Wednesday, 1 October 2014

Book review: The Sense Of Style, by Steven Pinker

BOOK_style.jpgThe Sense Of Style
Steven Pinker (Allen Lane)
★★★✩✩

Steven Pinker is an dazzling thinker, an excellent writer and a brilliant matchmaker of the two - marrying complex ideas to simple English.

This has not happened by chance. He has studied hard to make his writing appear easy and now wishes to share his learning.
This venture is not a curious left field offering, for the good professor is an expert in linguistics, but it does have the feel of both a hobby and a hobby horse.

He may be pragmatic about the flexibility of language (hey - split those infinitives, dude) but he also devotes plenty of pages to hectoring and hair-splitting. He is clear in his own mind which adaptations deserve ire and which deserve commendation but his pick and mix approach doesn't help the hapless scribe towards a coherent view.

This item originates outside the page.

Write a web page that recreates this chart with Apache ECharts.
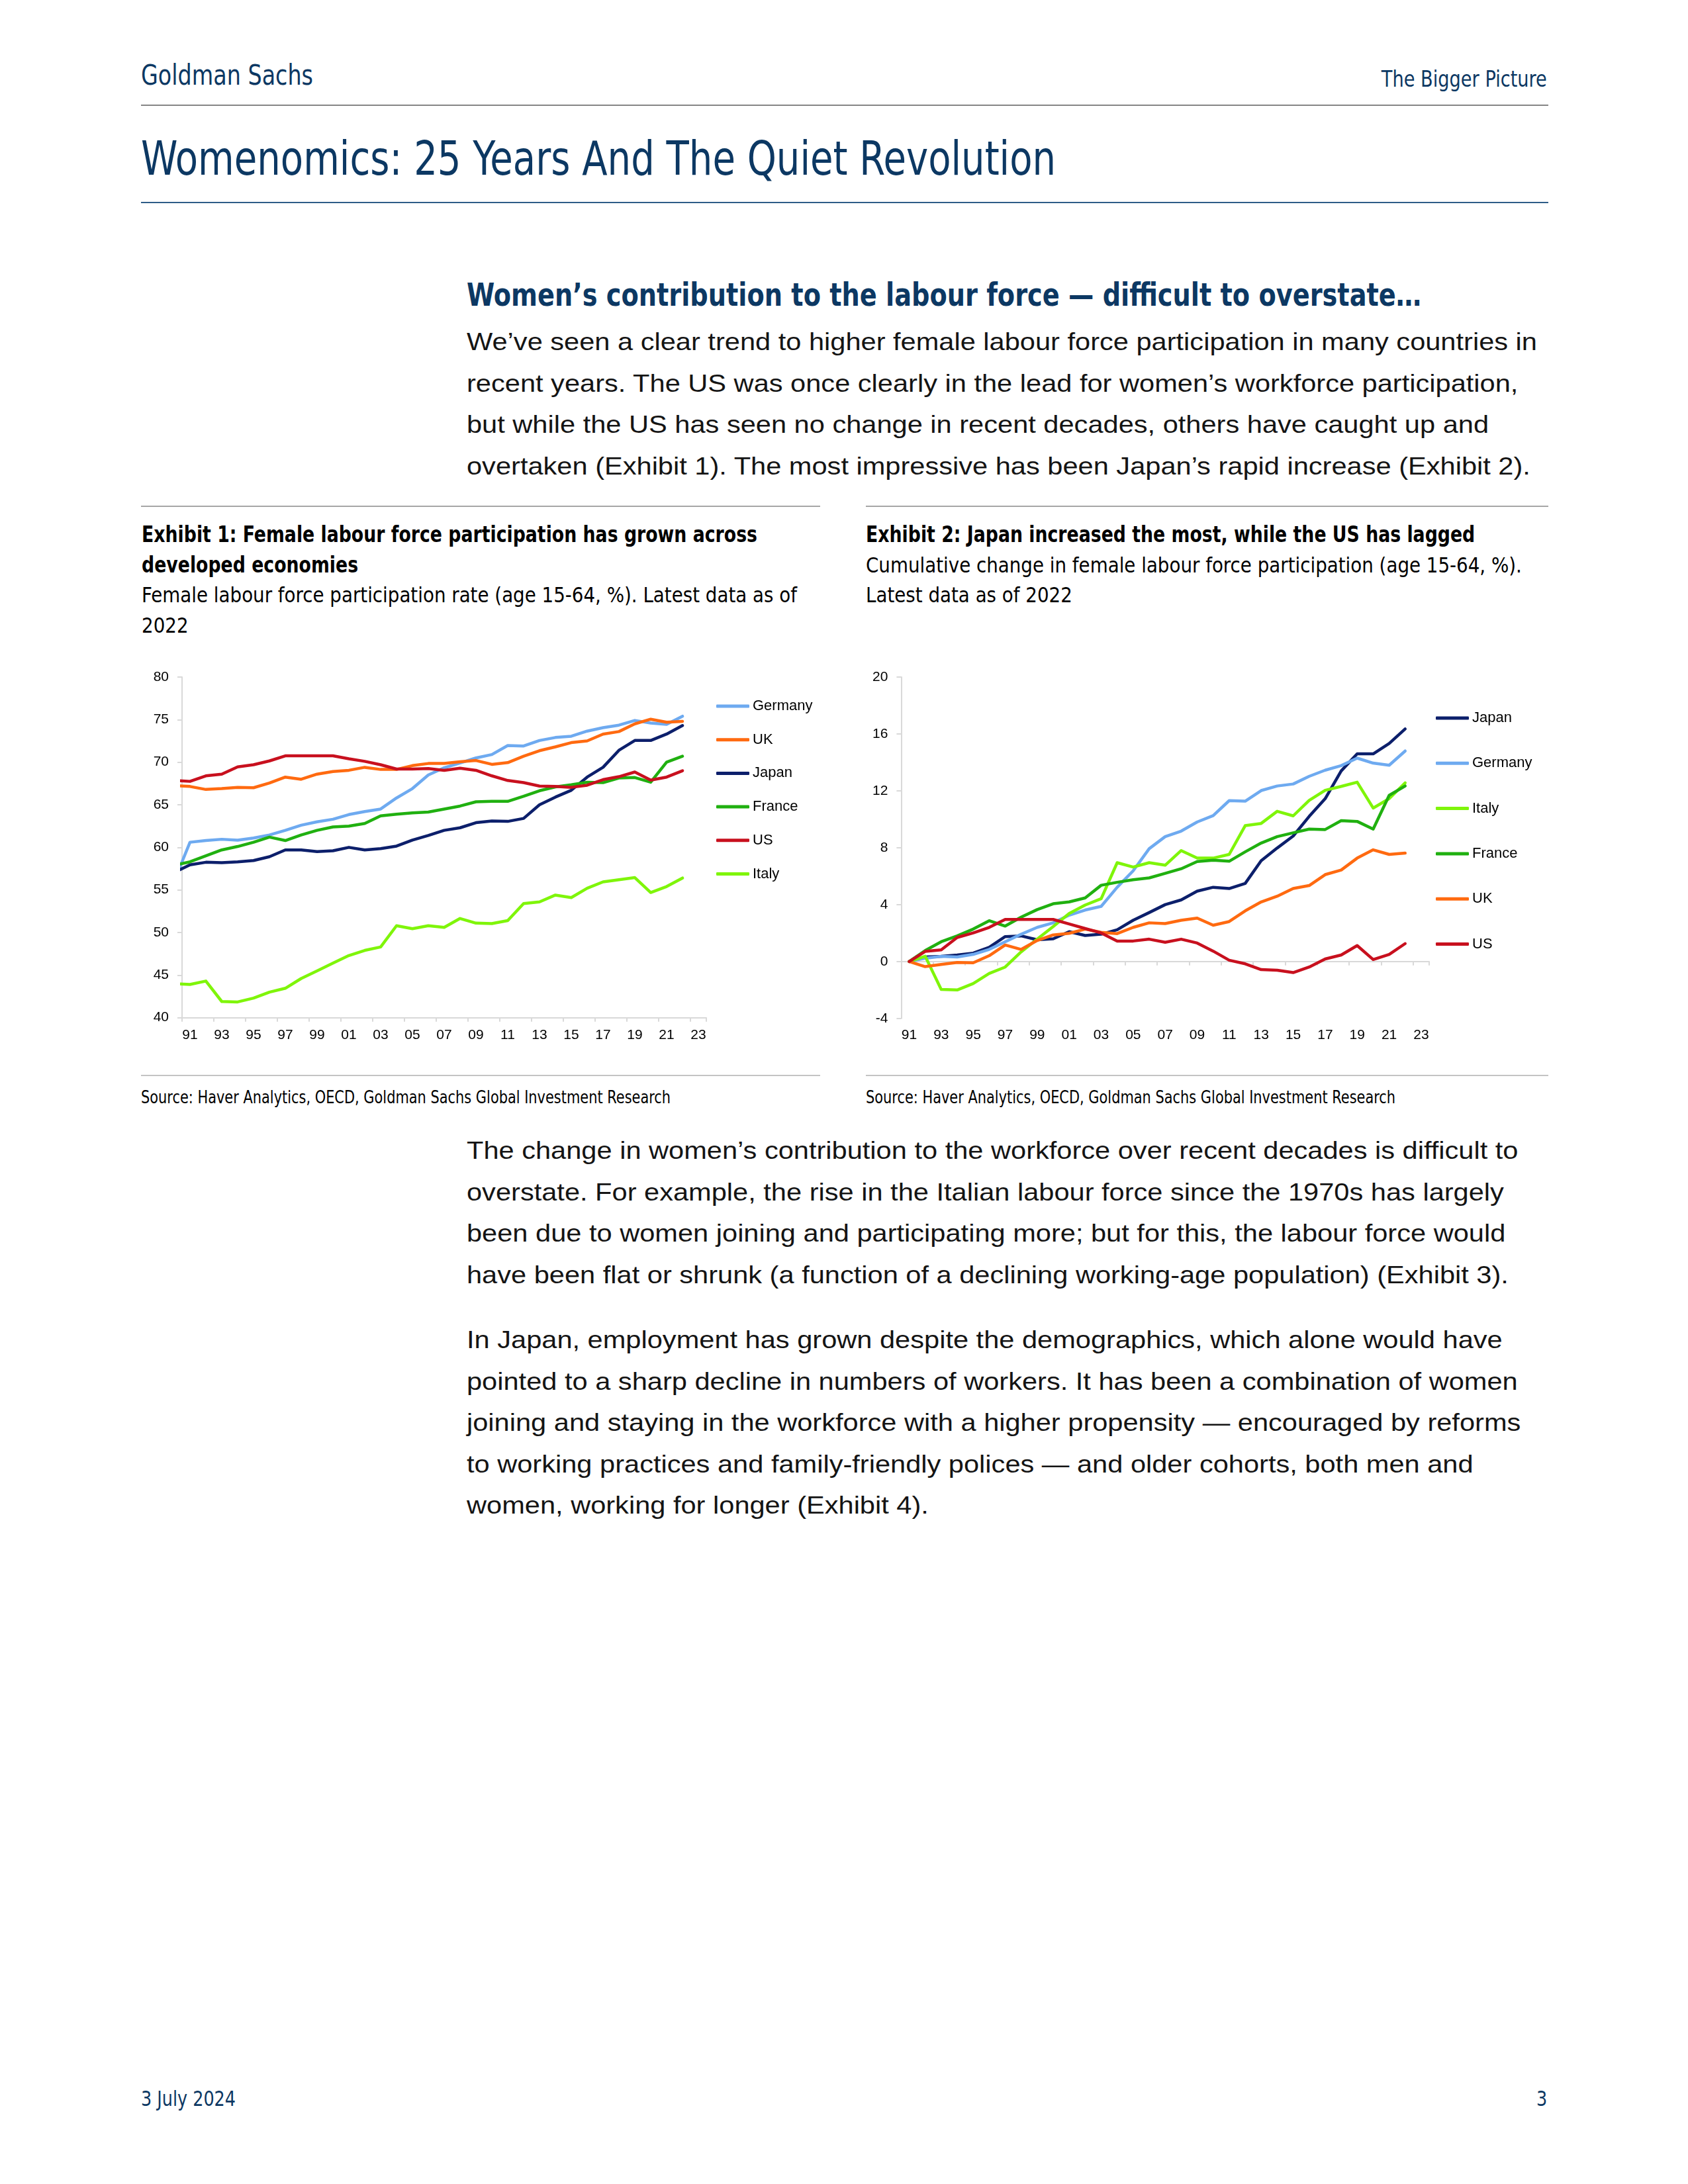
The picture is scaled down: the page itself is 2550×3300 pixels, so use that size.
<!DOCTYPE html>
<html>
<head>
<meta charset="utf-8">
<script src="https://cdn.jsdelivr.net/npm/echarts@6/dist/echarts.min.js"></script>
<style>
html,body{margin:0;padding:0;background:#fff;}
#page{position:relative;width:2550px;height:3300px;overflow:hidden;background:#fff;}
.t{position:absolute;white-space:nowrap;}
.rule{position:absolute;}
</style>
</head>
<body>
<div id="page">
  <div id="c1" style="position:absolute;left:200px;top:980px;width:1050px;height:640px"></div>
  <div id="c2" style="position:absolute;left:1290px;top:980px;width:1050px;height:640px"></div>
</div>
<script>
// ---------------- DATA ----------------
const tickLabels = ['91','92','93','94','95','96','97','98','99','00','01','02','03','04','05','06','07','08','09','10','11','12','13','14','15','16','17','18','19','20','21','22','23'];

// Exhibit 1: female labour force participation rate (age 15-64, %), 1990-2022
const ex1Years = [1990,1991,1992,1993,1994,1995,1996,1997,1998,1999,2000,2001,2002,2003,2004,2005,2006,2007,2008,2009,2010,2011,2012,2013,2014,2015,2016,2017,2018,2019,2020,2021,2022];
const ex1Germany = [56.0,60.6,60.8,60.95,60.85,61.1,61.45,62.0,62.6,63.0,63.3,63.85,64.2,64.5,65.8,66.9,68.5,69.35,69.9,70.5,70.9,71.95,71.9,72.55,72.9,73.05,73.65,74.05,74.35,74.9,74.6,74.45,75.4];
const ex1UK      = [67.25,67.15,66.8,66.9,67.05,67.0,67.55,68.25,68.0,68.6,68.9,69.05,69.4,69.15,69.15,69.6,69.85,69.85,70.05,70.2,69.75,69.95,70.7,71.35,71.8,72.3,72.5,73.3,73.6,74.5,75.05,74.7,74.8];
const ex1Japan   = [57.05,57.95,58.25,58.2,58.3,58.45,58.9,59.7,59.7,59.5,59.6,60.0,59.7,59.85,60.15,60.85,61.4,62.0,62.3,62.9,63.1,63.05,63.4,65.0,65.9,66.7,68.25,69.4,71.4,72.55,72.55,73.3,74.3];
const ex1France  = [57.9,58.3,59.0,59.7,60.1,60.6,61.2,60.8,61.45,62.0,62.4,62.5,62.8,63.7,63.9,64.05,64.15,64.5,64.85,65.35,65.4,65.4,66.0,66.65,67.1,67.35,67.65,67.6,68.15,68.2,67.65,70.0,70.7];
const ex1US      = [67.85,67.75,68.4,68.6,69.45,69.7,70.15,70.75,70.75,70.75,70.75,70.4,70.1,69.7,69.2,69.2,69.25,69.05,69.3,69.05,68.4,67.85,67.6,67.2,67.15,67.05,67.3,67.95,68.3,68.85,67.9,68.25,69.0];
const ex1Italy   = [44.0,43.9,44.3,41.9,41.85,42.3,43.0,43.45,44.6,45.5,46.4,47.3,47.9,48.3,50.8,50.45,50.8,50.6,51.65,51.1,51.05,51.4,53.4,53.6,54.4,54.1,55.2,55.95,56.2,56.45,54.7,55.4,56.4];

// Exhibit 2: cumulative change since 1991 (pp), 1991-2022
const ex2Japan   = [0,0.32,0.36,0.46,0.59,1.0,1.75,1.8,1.53,1.6,2.1,1.83,1.92,2.23,2.9,3.44,4.0,4.33,4.95,5.22,5.13,5.49,7.09,7.98,8.82,10.2,11.45,13.4,14.6,14.6,15.33,16.35];
const ex2Germany = [0,0.23,0.36,0.32,0.5,0.85,1.39,1.92,2.4,2.72,3.26,3.62,3.88,5.22,6.38,7.93,8.78,9.17,9.81,10.26,11.31,11.27,12.02,12.34,12.48,13.02,13.45,13.77,14.3,13.95,13.8,14.8];
const ex2Italy   = [0,0.37,-1.96,-2.0,-1.55,-0.84,-0.39,0.68,1.57,2.46,3.38,3.97,4.42,6.95,6.64,6.95,6.77,7.8,7.27,7.27,7.53,9.55,9.71,10.56,10.24,11.33,12.04,12.31,12.61,10.79,11.45,12.56];
const ex2France  = [0,0.77,1.39,1.8,2.28,2.87,2.49,3.12,3.65,4.06,4.19,4.47,5.36,5.57,5.75,5.88,6.2,6.52,7.03,7.12,7.05,7.71,8.33,8.78,9.05,9.31,9.28,9.9,9.85,9.31,11.68,12.34];
const ex2UK      = [0,-0.36,-0.21,-0.07,-0.09,0.41,1.16,0.85,1.48,1.87,1.98,2.28,2.05,1.96,2.4,2.72,2.67,2.9,3.05,2.55,2.81,3.56,4.19,4.59,5.13,5.34,6.11,6.43,7.27,7.85,7.53,7.62];
const ex2US      = [0,0.71,0.82,1.69,2.01,2.4,2.96,2.96,2.96,2.96,2.64,2.32,2.01,1.44,1.44,1.57,1.35,1.57,1.3,0.73,0.09,-0.16,-0.57,-0.61,-0.78,-0.39,0.18,0.46,1.12,0.14,0.5,1.26];

// ---------------- TEXT ----------------
const NAVY = '#0c3863';
const NARROW = "'Liberation Sans Narrow','DejaVu Sans Condensed','Liberation Sans',Arial,sans-serif";
const BODY = "'Liberation Sans',Arial,sans-serif";
const CHARTFONT = "'Liberation Sans',Arial,sans-serif";

const styles = {
  gs:    {family:NARROW, size:43, weight:400, color:NAVY, fit:260},
  bp:    {family:NARROW, size:33, weight:400, color:NAVY, fit:250},
  title: {family:NARROW, size:71, weight:400, color:NAVY, fit:1382},
  sub:   {family:NARROW, size:48, weight:700, color:NAVY, fit:1442},
  body:  {family:BODY,   size:36, weight:400, color:'#141414', fit:1617},
  exT:   {family:NARROW, size:34, weight:700, color:'#000', fit:930},
  exS:   {family:NARROW, size:32, weight:400, color:'#000', fit:990},
  src:   {family:NARROW, size:26, weight:400, color:'#000', fit:800},
  foot:  {family:NARROW, size:32, weight:400, color:NAVY, fit:143}
};

const lines = [
  {s:'gs', text:'Goldman Sachs', x:213, base:128, ref:true},
  {s:'bp', text:'The Bigger Picture', right:2337, base:131, ref:true},
  {s:'title', text:'Womenomics: 25 Years And The Quiet Revolution', x:213, base:264, ref:true},
  {s:'sub', text:'Women\u2019s contribution to the labour force \u2014 difficult to overstate\u2026', x:705, base:462, ref:true},
  {s:'body', text:'We\u2019ve seen a clear trend to higher female labour force participation in many countries in', x:705, base:529.3, ref:true},
  {s:'body', text:'recent years. The US was once clearly in the lead for women\u2019s workforce participation,', x:705, base:592},
  {s:'body', text:'but while the US has seen no change in recent decades, others have caught up and', x:705, base:654.7},
  {s:'body', text:'overtaken (Exhibit 1). The most impressive has been Japan\u2019s rapid increase (Exhibit 2).', x:705, base:717.4},
  {s:'exT', text:'Exhibit 1: Female labour force participation has grown across', x:214, base:819, ref:true},
  {s:'exT', text:'developed economies', x:214, base:864.6},
  {s:'exS', text:'Female labour force participation rate (age 15-64, %). Latest data as of', x:214, base:910.2, ref:true},
  {s:'exS', text:'2022', x:214, base:955.8},
  {s:'exT', text:'Exhibit 2: Japan increased the most, while the US has lagged', x:1308, base:819},
  {s:'exS', text:'Cumulative change in female labour force participation (age 15-64, %).', x:1308, base:864.6},
  {s:'exS', text:'Latest data as of 2022', x:1308, base:910.2},
  {s:'src', text:'Source: Haver Analytics, OECD, Goldman Sachs Global Investment Research', x:213, base:1667, ref:true},
  {s:'src', text:'Source: Haver Analytics, OECD, Goldman Sachs Global Investment Research', x:1308, base:1667},
  {s:'body', text:'The change in women\u2019s contribution to the workforce over recent decades is difficult to', x:705, base:1751.9},
  {s:'body', text:'overstate. For example, the rise in the Italian labour force since the 1970s has largely', x:705, base:1814.4},
  {s:'body', text:'been due to women joining and participating more; but for this, the labour force would', x:705, base:1876.9},
  {s:'body', text:'have been flat or shrunk (a function of a declining working-age population) (Exhibit 3).', x:705, base:1939.4},
  {s:'body', text:'In Japan, employment has grown despite the demographics, which alone would have', x:705, base:2037.6},
  {s:'body', text:'pointed to a sharp decline in numbers of workers. It has been a combination of women', x:705, base:2100},
  {s:'body', text:'joining and staying in the workforce with a higher propensity \u2014 encouraged by reforms', x:705, base:2162.6},
  {s:'body', text:'to working practices and family-friendly polices \u2014 and older cohorts, both men and', x:705, base:2225},
  {s:'body', text:'women, working for longer (Exhibit 4).', x:705, base:2287.6},
  {s:'foot', text:'3 July 2024', x:213, base:3182, ref:true},
  {s:'foot', text:'3', right:2337, base:3182}
];

const rules = [
  {x:213, y:158, w:2126, h:2, c:'#858585'},
  {x:213, y:305, w:2126, h:2, c:'#2e5d88'},
  {x:213, y:764, w:1026, h:2, c:'#a6a6a6'},
  {x:1308, y:764, w:1031, h:2, c:'#a6a6a6'},
  {x:213, y:1624, w:1026, h:2, c:'#c4c4c4'},
  {x:1308, y:1624, w:1031, h:2, c:'#c4c4c4'}
];

const page = document.getElementById('page');
rules.forEach(r => {
  const d = document.createElement('div');
  d.className = 'rule';
  Object.assign(d.style, {left:r.x+'px', top:r.y+'px', width:r.w+'px', height:r.h+'px', background:r.c});
  page.appendChild(d);
});

const scales = {};
const made = lines.map(l => {
  const st = styles[l.s];
  const d = document.createElement('div');
  d.className = 't';
  d.textContent = l.text;
  Object.assign(d.style, {
    fontFamily: st.family, fontSize: st.size+'px', lineHeight: st.size+'px',
    fontWeight: st.weight, color: st.color, top: (l.base - 0.8465*st.size)+'px'
  });
  if (l.right != null) { d.style.right = (2550 - l.right)+'px'; d.style.transformOrigin = 'right center'; }
  else { d.style.left = l.x+'px'; d.style.transformOrigin = 'left center'; }
  page.appendChild(d);
  if (l.ref) { scales[l.s] = st.fit / d.getBoundingClientRect().width; }
  return {d, l};
});
made.forEach(({d, l}) => {
  const k = scales[l.s] || 1;
  d.style.transform = 'scaleX(' + k.toFixed(4) + ')';
});

// ---------------- CHARTS ----------------
const AXIS = '#d9d9d9';
const COLORS = {Germany:'#6eaaf0', UK:'#ff6a10', Japan:'#0c1f6b', France:'#20b010', US:'#c8101e', Italy:'#7ff50a'};

function mkSeries(name, data, xIdx) {
  return {
    name, type:'line', data, xAxisIndex:xIdx, yAxisIndex:0,
    showSymbol:false, symbol:'none', clip:true, color:COLORS[name],
    lineStyle:{color:COLORS[name], width:4.5, cap:'round', join:'round'},
    emphasis:{disabled:true}
  };
}
function legendCfg(names, left, top, gap) {
  return {
    orient:'vertical', left, top, padding:0, itemWidth:50, itemHeight:5, itemGap:gap,
    icon:'roundRect', selectedMode:false, data:names,
    textStyle:{fontSize:22, color:'#000', fontFamily:CHARTFONT, lineHeight:24}
  };
}
const yAxisBase = (min, max, interval) => ({
  type:'value', min, max, interval,
  axisLine:{show:true, lineStyle:{color:AXIS, width:2}},
  axisTick:{show:true, length:7, lineStyle:{color:AXIS, width:2}},
  axisLabel:{color:'#000', fontSize:21, fontFamily:CHARTFONT, margin:20},
  splitLine:{show:false}
});

// Exhibit 1 — data placed mid-year on a hidden value axis; clipped at plot edge
const toX1 = (vals) => vals.map((v, i) => [ex1Years[i] - 1991 + 0.5, v]);
const chart1 = echarts.init(document.getElementById('c1'));
chart1.setOption({
  animation:false,
  grid:{left:75, top:43, width:792, height:514.7},
  xAxis:[
    {type:'category', data:tickLabels, boundaryGap:true, position:'bottom',
     axisLine:{show:true, lineStyle:{color:AXIS, width:2}},
     axisTick:{show:true, interval:1, length:6, lineStyle:{color:AXIS, width:2}},
     axisLabel:{interval:1, color:'#000', fontSize:21, fontFamily:CHARTFONT, margin:16},
     splitLine:{show:false}},
    {type:'value', min:0, max:33, show:false}
  ],
  yAxis:[yAxisBase(40, 80, 5)],
  legend:legendCfg(['Germany','UK','Japan','France','US','Italy'], 882, 75, 26.7),
  series:[
    mkSeries('Germany', toX1(ex1Germany), 1),
    mkSeries('UK', toX1(ex1UK), 1),
    mkSeries('Japan', toX1(ex1Japan), 1),
    mkSeries('France', toX1(ex1France), 1),
    mkSeries('US', toX1(ex1US), 1),
    mkSeries('Italy', toX1(ex1Italy), 1)
  ]
});

// Exhibit 2 — labels at the bottom, axis line/ticks on zero
const chart2 = echarts.init(document.getElementById('c2'));
chart2.setOption({
  animation:false,
  grid:{left:71.4, top:43, width:797.6, height:515.8},
  xAxis:[
    {type:'category', data:tickLabels, boundaryGap:true, position:'bottom',
     axisLine:{show:false, onZero:false}, axisTick:{show:false},
     axisLabel:{interval:1, color:'#000', fontSize:21, fontFamily:CHARTFONT, margin:15},
     splitLine:{show:false}},
    {type:'category', data:tickLabels, boundaryGap:true, position:'bottom',
     axisLine:{show:true, onZero:true, lineStyle:{color:AXIS, width:2}},
     axisTick:{show:true, interval:1, length:6, lineStyle:{color:AXIS, width:2}},
     axisLabel:{show:false}, splitLine:{show:false}}
  ],
  yAxis:[yAxisBase(-4, 20, 4)],
  legend:legendCfg(['Japan','Germany','Italy','France','UK','US'], 879, 93, 44.3),
  series:[
    mkSeries('Japan', ex2Japan, 0),
    mkSeries('Germany', ex2Germany, 0),
    mkSeries('Italy', ex2Italy, 0),
    mkSeries('France', ex2France, 0),
    mkSeries('UK', ex2UK, 0),
    mkSeries('US', ex2US, 0)
  ]
});
</script>
</body>
</html>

For that reason, the second section of this book - the rules - is the least effective. The first section - which analyses good writing in the "classic" style - is beautifully done.

His audience appears to be the ivory towered academician who wants to let loose an impenetrable subject on untutored eyes.

So his guidance consists of instructions to avoid abstraction, staleness and jargon. He says writers should create concrete mental images. Be bold, firm, active and conversational as opacity and is merely camouflage for insecurity.

Pinker tries to remain chipper and cheerful about English as a project run by the people, for the people. 

But, underneath, one senses a seething, green ink pedant railing against a shape-shifting language that turns the very idea of this book into a game of pin the invisible tail on the fleeting jelly donkey.